Okay, let me talk about this doodle comic for a minute.
This was drawn during my semester at The Center for Cartoon Studies, which was really the last time I doodled besides the ones I put in letters to friends and fans. I stopped doodling once I really started making comics seriously, but for years that was all I did. I did fine art for school, but really, all I cared about was the doodles and art in my sketchbook (some of which is on my sketch page). The way I learned how to make comics was to obsessively doodle for 25 years (ok ok maybe 23, I probably started making art at 2, not at birth) while writing unrelated embarrassing Mary Sue insert fan fiction in my head every night for hours as my way of falling asleep. Oh, and I read comics all the time too. All of those things gave me the chops that I had to be able to pretty much start making decent comics right off the bat.

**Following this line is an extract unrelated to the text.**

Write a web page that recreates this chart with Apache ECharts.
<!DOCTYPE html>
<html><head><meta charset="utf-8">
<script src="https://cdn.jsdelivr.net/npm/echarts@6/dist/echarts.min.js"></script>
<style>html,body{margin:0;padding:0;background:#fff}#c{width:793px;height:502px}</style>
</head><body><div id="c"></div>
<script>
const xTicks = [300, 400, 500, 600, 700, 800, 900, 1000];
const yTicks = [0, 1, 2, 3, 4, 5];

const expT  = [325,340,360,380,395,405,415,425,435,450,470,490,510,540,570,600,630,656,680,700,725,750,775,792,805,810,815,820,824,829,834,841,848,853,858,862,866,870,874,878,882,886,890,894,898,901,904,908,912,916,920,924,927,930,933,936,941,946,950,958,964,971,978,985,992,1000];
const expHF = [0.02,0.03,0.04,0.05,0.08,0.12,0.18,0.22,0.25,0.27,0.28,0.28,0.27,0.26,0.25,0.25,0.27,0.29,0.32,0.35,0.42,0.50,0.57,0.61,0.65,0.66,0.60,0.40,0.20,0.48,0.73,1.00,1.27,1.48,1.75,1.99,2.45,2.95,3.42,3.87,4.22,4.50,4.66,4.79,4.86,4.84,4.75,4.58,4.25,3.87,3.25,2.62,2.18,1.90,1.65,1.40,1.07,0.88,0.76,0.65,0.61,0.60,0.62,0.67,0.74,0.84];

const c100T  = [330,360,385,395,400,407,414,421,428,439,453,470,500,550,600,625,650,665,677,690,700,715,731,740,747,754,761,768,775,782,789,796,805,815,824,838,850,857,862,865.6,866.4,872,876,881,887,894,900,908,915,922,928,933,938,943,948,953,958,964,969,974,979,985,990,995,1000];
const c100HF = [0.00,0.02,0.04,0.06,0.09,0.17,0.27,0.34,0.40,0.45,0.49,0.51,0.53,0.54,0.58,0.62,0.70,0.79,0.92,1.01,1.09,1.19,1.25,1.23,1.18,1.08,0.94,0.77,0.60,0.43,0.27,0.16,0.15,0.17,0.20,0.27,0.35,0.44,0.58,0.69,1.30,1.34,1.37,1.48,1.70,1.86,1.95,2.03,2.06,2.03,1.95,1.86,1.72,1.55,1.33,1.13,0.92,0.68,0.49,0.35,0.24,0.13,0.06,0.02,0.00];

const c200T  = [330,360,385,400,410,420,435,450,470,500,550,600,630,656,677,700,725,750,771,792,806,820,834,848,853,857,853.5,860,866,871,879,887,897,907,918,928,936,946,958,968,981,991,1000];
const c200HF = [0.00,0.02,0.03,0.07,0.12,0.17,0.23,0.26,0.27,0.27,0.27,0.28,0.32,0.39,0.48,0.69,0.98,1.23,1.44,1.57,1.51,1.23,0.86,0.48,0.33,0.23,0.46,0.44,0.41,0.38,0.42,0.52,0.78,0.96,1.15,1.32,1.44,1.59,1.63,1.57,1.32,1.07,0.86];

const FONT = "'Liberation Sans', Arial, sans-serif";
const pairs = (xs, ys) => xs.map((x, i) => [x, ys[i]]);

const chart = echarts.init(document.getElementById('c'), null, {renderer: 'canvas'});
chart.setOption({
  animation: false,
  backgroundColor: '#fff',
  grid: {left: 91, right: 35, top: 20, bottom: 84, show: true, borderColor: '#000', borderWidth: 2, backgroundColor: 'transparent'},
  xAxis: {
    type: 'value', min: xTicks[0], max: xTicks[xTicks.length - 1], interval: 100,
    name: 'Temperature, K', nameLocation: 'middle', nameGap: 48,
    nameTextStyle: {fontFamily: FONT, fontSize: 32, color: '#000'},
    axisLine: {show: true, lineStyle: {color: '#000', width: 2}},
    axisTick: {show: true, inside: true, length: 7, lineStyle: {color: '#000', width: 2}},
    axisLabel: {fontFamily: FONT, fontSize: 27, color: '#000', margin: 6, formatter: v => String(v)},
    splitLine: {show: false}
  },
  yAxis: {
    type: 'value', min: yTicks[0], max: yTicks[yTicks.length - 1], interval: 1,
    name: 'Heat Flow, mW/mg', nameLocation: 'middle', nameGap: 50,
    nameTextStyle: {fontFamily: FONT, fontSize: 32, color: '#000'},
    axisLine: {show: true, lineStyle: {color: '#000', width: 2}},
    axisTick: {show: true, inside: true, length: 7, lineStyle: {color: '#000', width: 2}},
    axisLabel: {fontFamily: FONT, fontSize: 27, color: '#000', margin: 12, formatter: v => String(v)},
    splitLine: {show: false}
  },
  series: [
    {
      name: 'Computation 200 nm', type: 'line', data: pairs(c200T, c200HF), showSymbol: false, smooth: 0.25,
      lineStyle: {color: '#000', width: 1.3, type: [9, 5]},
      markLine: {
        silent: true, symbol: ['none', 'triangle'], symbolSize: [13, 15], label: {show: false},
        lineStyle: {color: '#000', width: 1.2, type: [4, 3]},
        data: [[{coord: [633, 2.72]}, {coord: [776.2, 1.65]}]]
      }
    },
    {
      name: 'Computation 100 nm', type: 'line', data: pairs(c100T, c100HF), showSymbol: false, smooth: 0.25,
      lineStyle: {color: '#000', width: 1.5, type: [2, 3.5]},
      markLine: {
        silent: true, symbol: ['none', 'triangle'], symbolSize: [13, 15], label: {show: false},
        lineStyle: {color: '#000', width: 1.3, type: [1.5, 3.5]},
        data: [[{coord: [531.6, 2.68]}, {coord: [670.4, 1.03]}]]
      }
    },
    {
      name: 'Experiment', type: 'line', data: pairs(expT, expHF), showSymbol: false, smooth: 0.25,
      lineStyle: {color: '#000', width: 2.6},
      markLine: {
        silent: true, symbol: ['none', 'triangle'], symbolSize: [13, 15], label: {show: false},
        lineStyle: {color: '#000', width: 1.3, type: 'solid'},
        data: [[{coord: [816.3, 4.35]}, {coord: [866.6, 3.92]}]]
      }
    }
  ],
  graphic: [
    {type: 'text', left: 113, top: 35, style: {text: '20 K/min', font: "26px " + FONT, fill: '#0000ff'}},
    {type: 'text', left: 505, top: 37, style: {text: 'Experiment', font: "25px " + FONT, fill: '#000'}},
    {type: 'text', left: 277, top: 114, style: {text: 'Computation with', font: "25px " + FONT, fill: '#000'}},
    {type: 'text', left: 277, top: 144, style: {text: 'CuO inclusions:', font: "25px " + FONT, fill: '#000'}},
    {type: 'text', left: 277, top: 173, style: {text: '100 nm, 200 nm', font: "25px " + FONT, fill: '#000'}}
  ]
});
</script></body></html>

ANYWAY THAT WAS NOT WHAT I REALLY WANTED TO TALK ABOUT AT ALL!
What I want to talk about is how I come up with ideas, bc I feel like people have trouble doing that. The first comic I linked earlier I did when I was 19. I then didn’t do another real comic until I was 25. The second one was a response to a prompt that Square City Comics gave at the first meeting of theirs I ever attended, which was, “a brush with the law.”

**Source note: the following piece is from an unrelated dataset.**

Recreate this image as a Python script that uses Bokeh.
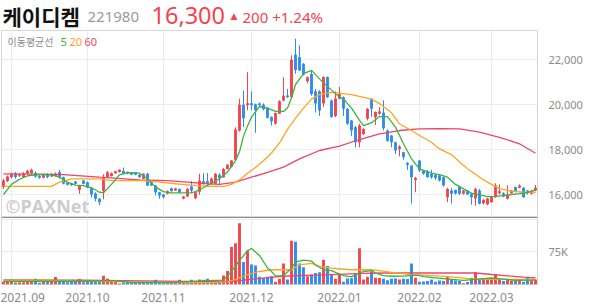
from bokeh.plotting import figure
from bokeh.layouts import column
from bokeh.models import ColumnDataSource, FixedTicker, Label, Span, NumeralTickFormatter, Range1d
from bokeh.embed import file_html
from bokeh.resources import INLINE

# ---------------- data ----------------
opens = [16330,16600,16770,16950,16830,16780,16920,16950,16970,16830,16750,16900,16800,16820,17000,16770,16520,16500,16580,16210,
         16620,16550,16300,16050,15810,16170,16770,16820,16950,17000,17050,16990,16960,16990,16880,16700,16920,16550,16400,16100,
         16000,16030,16280,16180,16250,15810,15910,16360,15830,16120,16590,16600,16480,16480,16880,16770,17140,17220,17550,18850,
         20000,19980,20070,20020,20050,20000,19860,19450,19150,19600,20190,20410,20330,22230,22110,21820,21050,21370,20600,20600,
         20050,21230,20190,19500,20270,20330,19820,19300,19000,18330,18700,19370,20260,19440,19600,19650,18850,18630,18330,18030,
         17880,17400,17290,16650,17510,17070,17030,16920,16880,16850,16770,15880,16180,16200,16330,16030,16180,16030,15820,16180,
         15610,15560,15660,15880,16060,16060,15810,16060,16330,16300,16300,16180,16030,16180]
highs = [16700,16850,16960,17000,16950,17000,17100,17150,17020,16880,16900,16950,16950,16980,17100,16800,16550,16530,16600,16420,
         16650,16580,16320,16100,15850,16900,17050,16980,17060,17120,17200,17030,16990,17010,16900,16950,16960,16570,16420,16120,
         16020,16180,16310,16300,16270,15930,16290,16600,16130,16930,16950,16960,16760,16960,16950,17180,17350,17540,19000,20260,
         20630,21450,20600,20050,20100,20060,19880,19480,19650,20200,21220,20700,22200,22940,22640,21850,21260,21500,20700,20650,
         21260,21260,20230,20600,20800,20370,19850,19320,19050,19150,18950,19850,20300,19700,19900,20200,18900,18650,18350,18200,
         17900,17450,17300,16780,17530,17100,17100,17100,16900,16880,16800,16300,16300,16220,16400,16200,16200,16060,16300,16250,
         15800,15850,15950,16500,16450,16100,16420,16200,16350,16450,16330,16200,16210,16420]
lows = [16250,16550,16720,16700,16780,16750,16880,16920,16750,16700,16720,16720,16780,16800,16700,16450,16400,16380,16450,16030,
        16450,16280,15870,15690,15530,15780,16750,16800,16930,16980,16900,16900,16860,16860,16740,16680,16380,16380,15960,15810,
        15830,16000,16130,16160,16050,15790,15880,16050,15790,16000,16440,16440,16450,16460,16480,16750,17120,17200,17500,18800,
        19000,19750,19750,18750,19920,19750,19380,19070,19120,19580,20150,20300,20300,21380,21500,21300,20950,20400,19650,19500,
        19900,20300,19420,19450,20250,19500,19100,18600,18100,18100,18650,19300,19450,19100,19550,18850,18350,18100,17800,17700,
        17550,17100,15600,16100,17000,16880,16750,16700,16650,16580,16350,15660,15600,16000,15980,16000,15980,15550,15500,15560,
        15550,15530,15630,15850,16000,15880,15780,16040,16100,16280,15850,16000,16000,16150]
closes = [16620,16800,16920,16780,16900,16950,17050,17100,16800,16750,16870,16780,16900,16930,16780,16480,16430,16420,16480,16400,
          16480,16300,16000,15810,15660,16770,16990,16950,17040,17100,16920,16920,16880,16880,16770,16920,16400,16400,16100,15960,
          15880,16150,16150,16280,16100,15910,16250,16180,16100,16620,16500,16500,16700,16920,16740,17140,17320,17510,18900,20000,
          19400,20070,19980,19750,19980,19800,19420,19260,19630,20150,20400,20340,22000,21550,21520,21340,21220,20480,20050,19740,
          21230,20330,19450,20280,20500,19820,19150,18850,18330,19070,18920,19820,19820,19670,19700,18950,18400,18330,17960,18140,
          17660,17330,16770,16730,17070,16920,16770,16770,16740,16620,16400,16250,16030,16050,16030,16180,16000,15880,16250,15590,
          15760,15820,15910,16400,16150,15910,16000,16180,16150,16400,15880,16060,16100,16300]
# volume in thousands of shares
volumes = [6.2,5.5,6.0,4.8,5.3,4.9,5.6,6.4,13.2,4.2,6.1,5.7,7.0,17.5,8.2,6.3,5.4,6.0,5.8,12.8,
           5.2,6.6,6.9,5.9,6.3,20.1,13.0,8.3,7.8,2.3,4.5,5.8,4.1,4.4,3.9,4.6,3.8,4.2,10.8,4.0,
           3.7,4.3,4.1,4.5,11.2,4.6,4.0,11.0,7.9,11.3,11.0,13.1,8.0,6.5,6.8,20.6,31.0,86.7,94.8,141.0,
           52.0,78.0,46.0,44.0,17.6,14.7,17.6,19.0,6.6,13.0,48.5,11.8,101.0,98.5,48.5,39.7,19.0,22.8,26.5,28.0,
           57.0,42.6,22.8,13.0,22.8,6.6,14.0,14.5,26.5,83.8,11.8,17.6,30.0,15.4,15.0,13.0,9.6,13.0,14.0,11.8,
           13.2,12.5,48.5,15.4,6.6,6.9,8.0,11.8,6.4,9.5,8.2,17.6,13.0,9.3,8.0,3.0,6.0,15.4,28.0,11.8,
           13.2,11.5,13.0,24.0,12.0,8.0,11.8,9.5,8.2,11.8,6.5,17.0,9.4,11.8]

# moving averages (trading-day index, value)
ma5_idx = [0,2,4,6,8,10,12,14,16,18,20,22,24,25,27,29,31,34,36,38,40,42,44,47,48,50,52,54,56,58,59,60,61,62,64,66,68,70,71,72,
           73,75,77,79,82,84,85,87,89,90,92,94,96,98,100,102,104,107,109,111,113,115,117,119,121,123,125,127,129,131,133]
ma5_val = [16000,16450,16680,16830,16880,16900,16870,16780,16540,16420,16400,16300,16100,16080,16450,16880,16980,16950,16700,16330,
           16130,16070,16070,16080,16130,16300,16500,16700,17000,17510,17900,18600,19050,19450,19920,19850,19700,19700,19850,20300,
           20900,21380,21530,21150,20650,20330,20260,19850,19300,19070,19200,19470,19470,19000,18260,17590,17140,16950,16890,16770,
           16450,16250,16060,15980,15910,15920,15950,16000,16040,16090,16200]
ma20_idx = [0,12,14,17,24,27,35,39,43,48,52,55,57,59,61,63,65,67,69,71,73,75,77,79,82,87,92,94,97,99,102,104,107,109,112,114,
            116,118,120,122,124,127,130,133]
ma20_val = [16360,16360,16550,16700,16700,16620,16620,16550,16480,16400,16360,16360,16450,16650,16950,17200,17500,17850,18300,18900,
            19400,19850,20250,20450,20550,20450,20250,20050,19640,19150,18850,18630,18330,18030,17780,17450,17150,16900,16650,16450,
            16260,16150,16100,16100]
ma60_idx = [0,14,24,34,41,46,51,54,58,62,66,70,74,79,84,89,94,99,104,109,114,119,124,129,133]
ma60_val = [16920,16900,16770,16650,16620,16550,16480,16450,16550,16770,16990,17220,17590,17960,18150,18450,18700,18850,18920,18930,
            18920,18780,18550,18260,17840]

vma5_idx = [0,10,20,26,28,32,38,42,46,50,53,55,57,59,61,62,64,66,67,68,70,72,73,75,77,78,80,82,83,85,87,88,90,92,93,95,97,100,
            102,104,105,108,112,115,118,122,125,128,133]
vma5_val = [7,7.5,7.5,9,8.5,5,5.5,4.5,6.5,8.5,9.5,10,30,55,78,83,67,38,30,20,20.6,37.5,52,56,54,45,34,32,28,20.6,17.6,22.8,30,32,
            26.5,20.6,19,19.5,21,21,18,15.4,11.8,9.6,12,15,12.5,9.6,10]
vma20_idx = [0,12,18,30,40,52,56,58,61,64,67,72,74,77,79,82,87,92,94,97,102,107,112,117,122,133]
vma20_val = [9.6,9.6,7,6.6,4.5,4.4,6,11.8,22.8,30,34,34,45,48.5,42.6,37.5,34,34,32,28,22.8,20.6,17.6,13,11.8,11.8]
vma60_idx = [0,20,40,52,57,60,63,66,70,75,80,85,90,95,118,122,126,130,133]
vma60_val = [10.5,10,8,6.5,6.5,10,13,16,19,21,22,24,25.5,26.5,26.5,23,20,17,15]

month_start = [2, 21, 40, 62, 84, 104, 122]
month_labels = ["2021.09", "2021.10", "2021.11", "2021.12", "2022.01", "2022.02", "2022.03"]
price_ticks = [16000, 18000, 20000, 22000]

title_name = "케이디켐"
title_code = "221980"
title_price = "16,300"
title_change = "200 +1.24%"

# ---------------- styling ----------------
UP = "#f2444f"
DOWN = "#2d8cf0"
C5 = "#3cb43c"
C20 = "#ffa41f"
C60 = "#f2426b"
GRID = "#ececec"
AXC = "#8a8a8a"
FONT = "Noto Sans"

n = len(opens)
idx = list(range(n))
up = [c >= o for o, c in zip(opens, closes)]
col = [UP if u else DOWN for u in up]
top = [max(o, c) for o, c in zip(opens, closes)]
bot = [min(o, c) for o, c in zip(opens, closes)]
bot = [b if t - b >= 40 else t - 40 for t, b in zip(top, bot)]
src = ColumnDataSource(dict(x=idx, o=opens, h=highs, l=lows, c=closes, top=top, bot=bot, col=col,
                            v=[vv * 1000 for vv in volumes]))

xr = Range1d(-0.5, n - 0.5)

# ---------------- header ----------------
h = figure(width=594, height=30, x_range=Range1d(0, 594), y_range=Range1d(0, 30),
           x_axis_location=None, y_axis_location=None, toolbar_location=None,
           output_backend="svg", min_border=0, outline_line_color=None)
h.xgrid.visible = False
h.ygrid.visible = False
h.add_layout(Label(x=1, y=15, x_units="screen", y_units="screen", text=title_name, text_font="Noto Sans CJK KR",
                   text_font_style="bold", text_font_size="21px", text_color="#111111", text_baseline="middle"))
h.add_layout(Label(x=86, y=14, x_units="screen", y_units="screen", text=title_code, text_font=FONT,
                   text_font_size="15px", text_color="#9a9a9a", text_baseline="middle"))
h.add_layout(Label(x=150, y=15, x_units="screen", y_units="screen", text=title_price, text_font=FONT,
                   text_font_size="23.5px", text_color=UP, text_baseline="middle"))
h.add_layout(Label(x=229, y=15, x_units="screen", y_units="screen", text="▲", text_font="DejaVu Sans",
                   text_font_size="9px", text_color=UP, text_baseline="middle"))
h.add_layout(Label(x=241, y=14, x_units="screen", y_units="screen", text=title_change, text_font=FONT,
                   text_font_size="15px", text_color=UP, text_baseline="middle"))

# ---------------- price panel ----------------
p = figure(width=594, height=187, x_range=xr, y_range=Range1d(14976, 23305),
           x_axis_location=None, y_axis_location="right", toolbar_location=None,
           output_backend="svg", min_border_left=1, min_border_right=57,
           min_border_top=0, min_border_bottom=0, outline_line_color="#d6d6d6")
p.xgrid.ticker = FixedTicker(ticks=month_start)
p.grid.grid_line_color = GRID
p.yaxis.ticker = FixedTicker(ticks=price_ticks)
p.yaxis.formatter = NumeralTickFormatter(format="0,0")
p.yaxis.axis_line_color = None
p.yaxis.major_tick_line_color = None
p.yaxis.minor_tick_line_color = None
p.yaxis.major_label_standoff = 5
p.yaxis.major_label_text_color = AXC
p.yaxis.major_label_text_font = FONT
p.yaxis.major_label_text_font_size = "11px"

p.add_layout(Label(x=4, y=12, x_units="screen", y_units="screen", text="©PAXNet", text_font="Open Sans",
                   text_font_style="bold", text_font_size="18px", text_color="#cdcdcd", text_baseline="middle"))

p.segment(x0="x", y0="h", x1="x", y1="l", color="col", line_width=1, source=src)
p.vbar(x="x", top="top", bottom="bot", width=0.72, fill_color="col", line_color=None, source=src)

p.line(ma60_idx, ma60_val, line_color=C60, line_width=1.3)
p.line(ma20_idx, ma20_val, line_color=C20, line_width=1.3)
p.line(ma5_idx, ma5_val, line_color=C5, line_width=1.3)

p.add_layout(Label(x=6, y=176, x_units="screen", y_units="screen", text="이동평균선", text_font="Noto Sans CJK KR",
                   text_font_size="10px", text_color="#8c8c8c", text_baseline="middle"))
p.add_layout(Label(x=59, y=176, x_units="screen", y_units="screen", text="5", text_font=FONT,
                   text_font_size="11px", text_color=C5, text_baseline="middle"))
p.add_layout(Label(x=68, y=176, x_units="screen", y_units="screen", text="20", text_font=FONT,
                   text_font_size="11px", text_color=C20, text_baseline="middle"))
p.add_layout(Label(x=83, y=176, x_units="screen", y_units="screen", text="60", text_font=FONT,
                   text_font_size="11px", text_color=C60, text_baseline="middle"))

# ---------------- volume panel ----------------
v = figure(width=594, height=87, x_range=xr, y_range=Range1d(0, 154400),
           y_axis_location="right", toolbar_location=None, output_backend="svg",
           min_border_left=1, min_border_right=57, min_border_top=0, min_border_bottom=17,
           outline_line_color="#d6d6d6")
v.xgrid.ticker = FixedTicker(ticks=month_start)
v.ygrid.ticker = FixedTicker(ticks=[75000, 150000])
v.grid.grid_line_color = GRID
lab_pos = [max(s, 4.5) for s in month_start]
v.xaxis.ticker = FixedTicker(ticks=lab_pos)
v.xaxis.major_label_overrides = {float(t): lbl for t, lbl in zip(lab_pos, month_labels)}
v.xaxis.axis_line_color = None
v.xaxis.major_tick_line_color = None
v.xaxis.minor_tick_line_color = None
v.xaxis.major_label_standoff = 2
v.xaxis.major_label_text_color = AXC
v.xaxis.major_label_text_font = FONT
v.xaxis.major_label_text_font_size = "12px"
v.yaxis.ticker = FixedTicker(ticks=[75000])
v.yaxis.major_label_overrides = {75000: "75K"}
v.yaxis.axis_line_color = None
v.yaxis.major_tick_line_color = None
v.yaxis.minor_tick_line_color = None
v.yaxis.major_label_standoff = 5
v.yaxis.major_label_text_color = AXC
v.yaxis.major_label_text_font = FONT
v.yaxis.major_label_text_font_size = "11px"

v.vbar(x="x", top="v", bottom=0, width=0.72, fill_color="col", line_color=None, source=src)
v.line(vma60_idx, [x * 1000 for x in vma60_val], line_color=C60, line_width=1.3)
v.line(vma20_idx, [x * 1000 for x in vma20_val], line_color=C20, line_width=1.3)
v.line(vma5_idx, [x * 1000 for x in vma5_val], line_color=C5, line_width=1.3)
v.add_layout(Span(location=154400, dimension="width", line_color="#444444", line_width=1))

layout = column(h, p, v, spacing=0)
open("out.html", "w").write(file_html(layout, INLINE))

After that, I went to CCS. I did a few more comics before, but really I only did 3 or 4 real comics total before going “Fuck man, I need help with this.”

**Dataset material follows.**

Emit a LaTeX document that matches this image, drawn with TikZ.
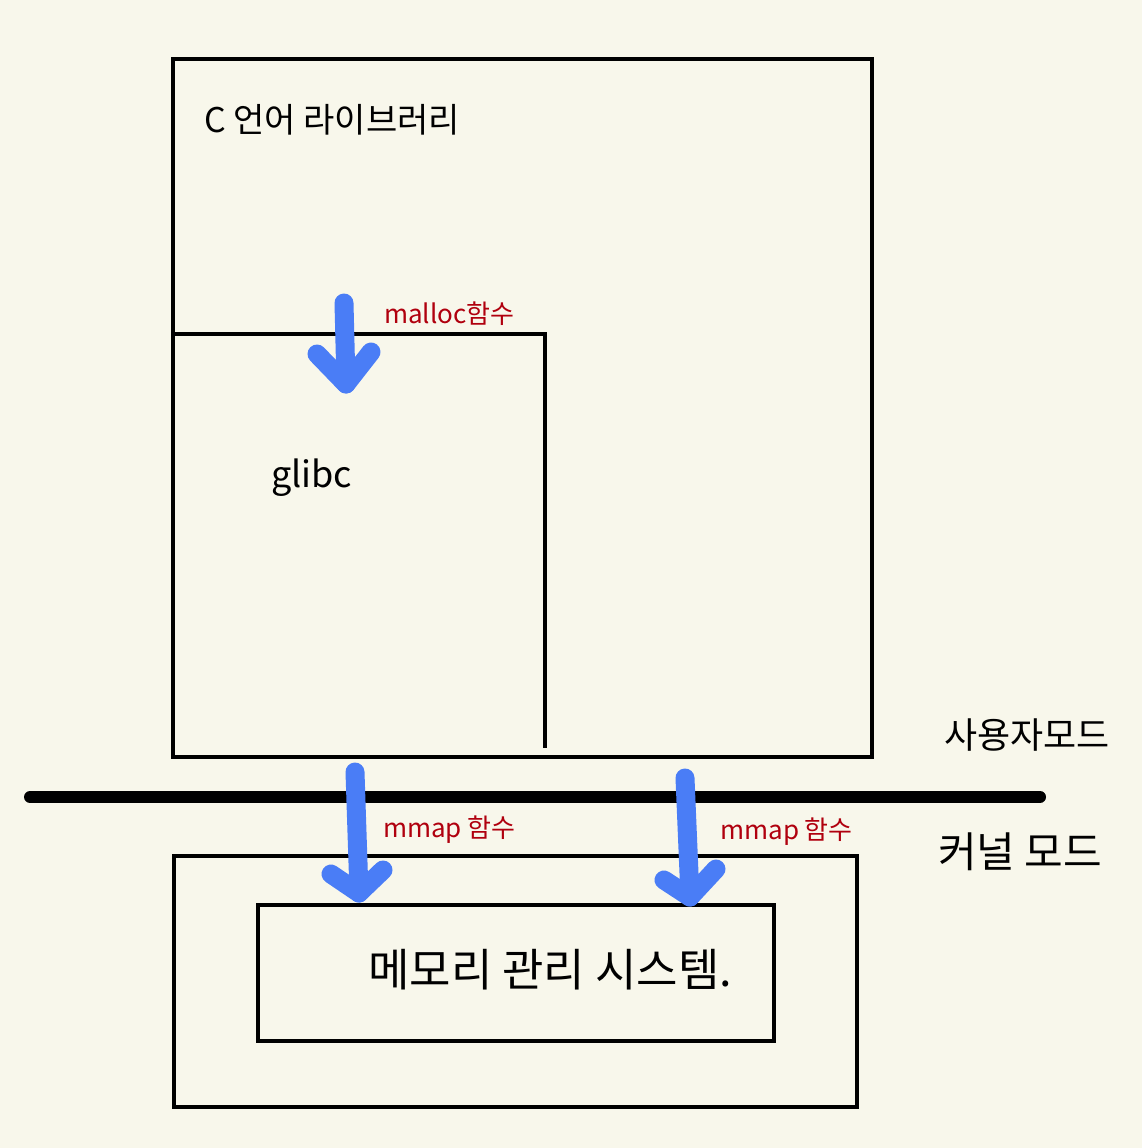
\documentclass[tikz,border=0pt]{standalone}
\usepackage{fontspec}
\setmainfont{Noto Sans CJK KR}
\begin{document}
\begin{tikzpicture}[x=1pt,y=-1pt,
  box/.style={draw=black,line width=3.5pt,fill=none,inner sep=0pt,outer sep=0pt},
  lbl/.style={inner sep=0pt,anchor=west,text=black},
  redlbl/.style={inner sep=0pt,anchor=west,text=redink,font=\fontsize{26}{28}\selectfont},
  bluearrow/.style={draw=blueink,line width=19pt,line cap=round,line join=round}]
\definecolor{bg}{HTML}{F8F7EB}
\definecolor{redink}{HTML}{B0000E}
\definecolor{blueink}{HTML}{4A7DF6}
\fill[bg] (0,0) rectangle (1142,1148);
\useasboundingbox (0,0) rectangle (1142,1148);
% boxes
\node[box,minimum width=699pt,minimum height=698pt,anchor=north west] (clib) at (173,59) {};
\node[box,minimum width=683pt,minimum height=251pt,anchor=north west] (kernel) at (174,856) {};
\node[box,minimum width=516pt,minimum height=136pt,anchor=north west] (mms) at (258,905) {};
% glibc partial box
\coordinate (gl1) at (173,334);
\coordinate (gl2) at (545,334);
\coordinate (gl3) at (545,748);
\draw[line width=3.5pt] (gl1) -- (gl2) -- (gl3);
% divider
\coordinate (divL) at (30,797);
\coordinate (divR) at (1040,797);
\draw[line width=12pt,line cap=round] (divL) -- (divR);
% texts
\node[lbl,font=\fontsize{34}{37}\selectfont] (tclib) at (204,120) {C 언어 라이브러리};
\node[lbl,font=\fontsize{36}{39}\selectfont] (tglibc) at (271,478) {glibc};
\node[lbl,font=\fontsize{36}{39}\selectfont] (tuser) at (944,735) {사용자모드};
\node[lbl,font=\fontsize{42}{45}\selectfont] (tkern) at (938,852) {커널 모드};
\node[lbl,font=\fontsize{45}{48}\selectfont] (tmms) at (368,970) {메모리 관리 시스템.};
\node[redlbl] (tmalloc) at (384,314) {malloc함수};
\node[redlbl] (tmmap1) at (383,830) {mmap 함수};
\node[redlbl] (tmmap2) at (720,832) {mmap 함수};
% blue arrows
\coordinate (a1s) at (344,303);
\coordinate (a1t) at (346,384);
\coordinate (a1l) at (317,354);
\coordinate (a1r) at (371,352);
\draw[bluearrow] (a1s) -- (a1t);
\draw[bluearrow] (a1l) -- (a1t) -- (a1r);
\coordinate (a2s) at (355,772);
\coordinate (a2t) at (359,893);
\coordinate (a2l) at (331,874);
\coordinate (a2r) at (383,870);
\draw[bluearrow] (a2s) -- (a2t);
\draw[bluearrow] (a2l) -- (a2t) -- (a2r);
\coordinate (a3s) at (685,778);
\coordinate (a3t) at (690,897);
\coordinate (a3l) at (664,880);
\coordinate (a3r) at (716,869);
\draw[bluearrow] (a3s) -- (a3t);
\draw[bluearrow] (a3l) -- (a3t) -- (a3r);
\end{tikzpicture}
\end{document}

What CCS taught me more than anything else, is that what gets me to make comics faster and easier than anything else is having restrictions and prompts. So the first semester, my teacher would say something like, “You need to do a comic about a vacation in 8 pages. Each page needs to have three tiers. You’ve got a month” (please keep in my mind most of us were full time students at that point so 8 pages in a month was pretty painless, if it sounds like a lot it would be for me now). And then I would panic because I wouldn’t have an idea for 3 days but I’d doodle and fret like crazy. Then BOOM! IDEA! Having the restrictions of a page count and the tiers, and having a prompt that was vague but still concrete ended up being what ended up making me inspired to make comics and stories on a consistent basis.
To this day, I still use prompts when I feel low on ideas. It’s the reason I do as many anthologies as I can. It’s a prompt with certain restrictions (most often page count, but sometimes other things) that will eventually give me a story that people will pay me to make! Plus, I get to network with other cartoonists that are in the anthology. Anthologies rule, seriously.
And even if you aren’t accepted into the anthology, you can still do the story. The webcomic I’m working on started as a failed pitch to the Beyond anthology. It’s now a completely different animal, but the prompt of “queer urban fantasy,” is how I came up with the idea.
Not every prompt is going to be fruitful. I wish that I could be in every cool anthology, but certain themes and ideas are just not gonna cut it. But anyway, my advice if your stuck not being able to think of comic ideas is to look up some writing prompts and find one you like and make a SHORT comic about it.